Fascinating for being shot in Berlin at the height of the Cold War, Sherlock Holmes and the Deadly Necklace is billed as “the only time Christopher Lee played Sherlock Holmes in a movie,” but Lee would go on to play Holmes a number of other times on television, so perhaps this should be billed a bit differently. Lee, wearing a prosthetic nose, certainly looks and acts the part, but his voice was dubbed over by another actor, so we’ll never get his complete performance as intended. The movie isn’t what I’d consider to be one of the best or better Holmes movies simply because there’s not much mystery to it. Holmes (and the audience) always seems to know exactly who dunnit and how, and so the only pleasure to it all is just settling into yet another Holmes episode. Lee is the real reason to watch it, and director Terence Fisher, who’d done some Hammer Horror pictures, does a pretty nice job with the Berlin locations.

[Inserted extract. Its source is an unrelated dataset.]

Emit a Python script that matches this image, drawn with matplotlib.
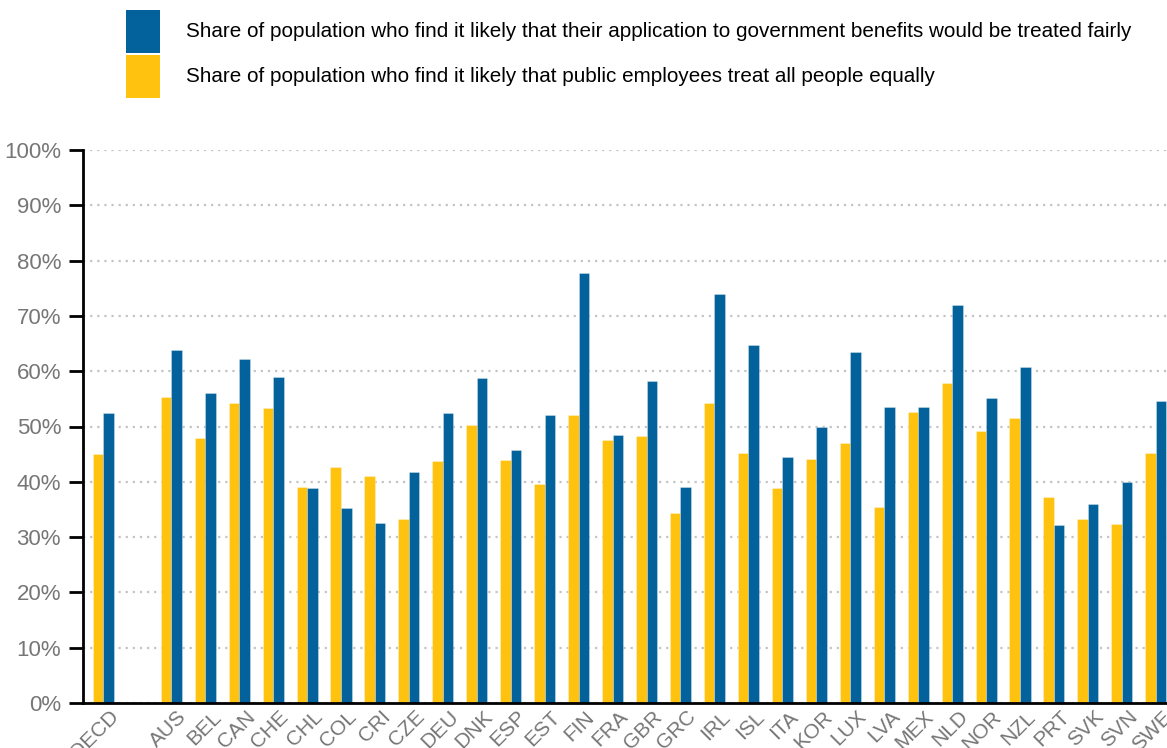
import matplotlib
matplotlib.use("Agg")
import matplotlib.pyplot as plt
from matplotlib.patches import Rectangle
from matplotlib.transforms import ScaledTranslation
import numpy as np

plt.rcParams['font.family'] = ['Liberation Sans', 'DejaVu Sans']

# Data
countries = ["OECD", "AUS", "BEL", "CAN", "CHE", "CHL", "COL", "CRI", "CZE", "DEU",
             "DNK", "ESP", "EST", "FIN", "FRA", "GBR", "GRC", "IRL", "ISL", "ITA",
             "KOR", "LUX", "LVA", "MEX", "NLD", "NOR", "NZL", "PRT", "SVK", "SVN", "SWE"]
treated_equally = [45.0, 55.3, 48.0, 54.2, 53.4, 39.1, 42.7, 41.0, 33.3, 43.8,
                   50.3, 44.0, 39.6, 52.0, 47.5, 48.2, 34.3, 54.2, 45.2, 38.9,
                   44.2, 47.0, 35.5, 52.6, 57.8, 49.2, 51.5, 37.3, 33.3, 32.4, 45.2]
treated_fairly = [52.4, 63.8, 56.1, 62.2, 59.0, 38.8, 35.3, 32.5, 41.7, 52.4,
                  58.8, 45.7, 52.1, 77.8, 48.4, 58.2, 39.0, 73.9, 64.7, 44.4,
                  50.0, 63.4, 53.5, 53.5, 72.0, 55.2, 60.8, 32.1, 36.0, 40.0, 54.7]
legend_labels = [
    "Share of population who find it likely that their application to government benefits would be treated fairly",
    "Share of population who find it likely that public employees treat all people equally",
]

BLUE = "#03629b"
YELLOW = "#ffc20f"
GREY = "#767676"

W, H = 1167, 748
fig = plt.figure(figsize=(W / 100, H / 100), dpi=100)
ax = fig.add_axes([83.3 / W, 1 - 703 / H, 1 - 83.3 / W, (703 - 150) / H])

# OECD average sits apart from the country bars
x = np.array([0] + list(range(2, 2 + len(countries) - 1)), dtype=float)
bw = 0.31
ax.bar(x - bw / 2, treated_equally, width=bw, color=YELLOW, edgecolor=(1, 1, 1, 0.35),
       linewidth=0.6, zorder=3)
ax.bar(x + bw / 2, treated_fairly, width=bw, color=BLUE, edgecolor=(1, 1, 1, 0.35),
       linewidth=0.6, zorder=3)

ax.set_xlim(-0.59, 31.33)
ax.set_ylim(0, 100)
ax.set_yticks(np.arange(0, 101, 10))
ax.set_yticklabels([f"{v}%" for v in range(0, 101, 10)], fontsize=16, color=GREY)
ax.tick_params(axis='y', length=10, width=2, color='black', pad=6, direction='out')

ax.set_xticks(x)
ax.set_xticklabels(countries, fontsize=15, color=GREY, rotation=45,
                   ha='right', va='top', rotation_mode='anchor')
ax.tick_params(axis='x', length=0, pad=3)
shift = ScaledTranslation(6 / 100, 0, fig.dpi_scale_trans)
for lbl in ax.get_xticklabels():
    lbl.set_transform(lbl.get_transform() + shift)

ax.grid(axis='y', linestyle=(0, (1, 2.2)), color='#c4c4c4', linewidth=1.6, zorder=0)
ax.set_axisbelow(True)
for s in ['top', 'right']:
    ax.spines[s].set_visible(False)
for s in ['left', 'bottom']:
    ax.spines[s].set_linewidth(2)
    ax.spines[s].set_color('black')
    ax.spines[s].set_zorder(4)

# Legend drawn as figure-level swatches and text
swatches = [(BLUE, 10, 53), (YELLOW, 55, 98)]
for (col, top, bot), label in zip(swatches, legend_labels):
    fig.add_artist(Rectangle((126 / W, 1 - bot / H), 34 / W, (bot - top) / H,
                             transform=fig.transFigure, facecolor=col, edgecolor='none'))
    fig.text(186 / W, 1 - (top + bot) / 2 / H, label, fontsize=14.9, color='black',
             ha='left', va='center')

fig.savefig("out.png", dpi=100)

Long available only as a public domain title in crummy transfers, Severin brings Sherlock Holmes and the Deadly Necklace to its first official release on disc in the US in a clean and clear widescreen transfer. Severin treats the title with the respect it deserves, adding a new audio commentary by film historians Kim Newman and Barry Forshaw, an on-camera interview with director Fisher, a short feature on Fisher, an the trailer. Concurrently, Severin has also just released another Sherlock Holmes title with Peter Cushing called Sherlock Holmes, which collects several BBC episodes that Cushing did as the titular detective.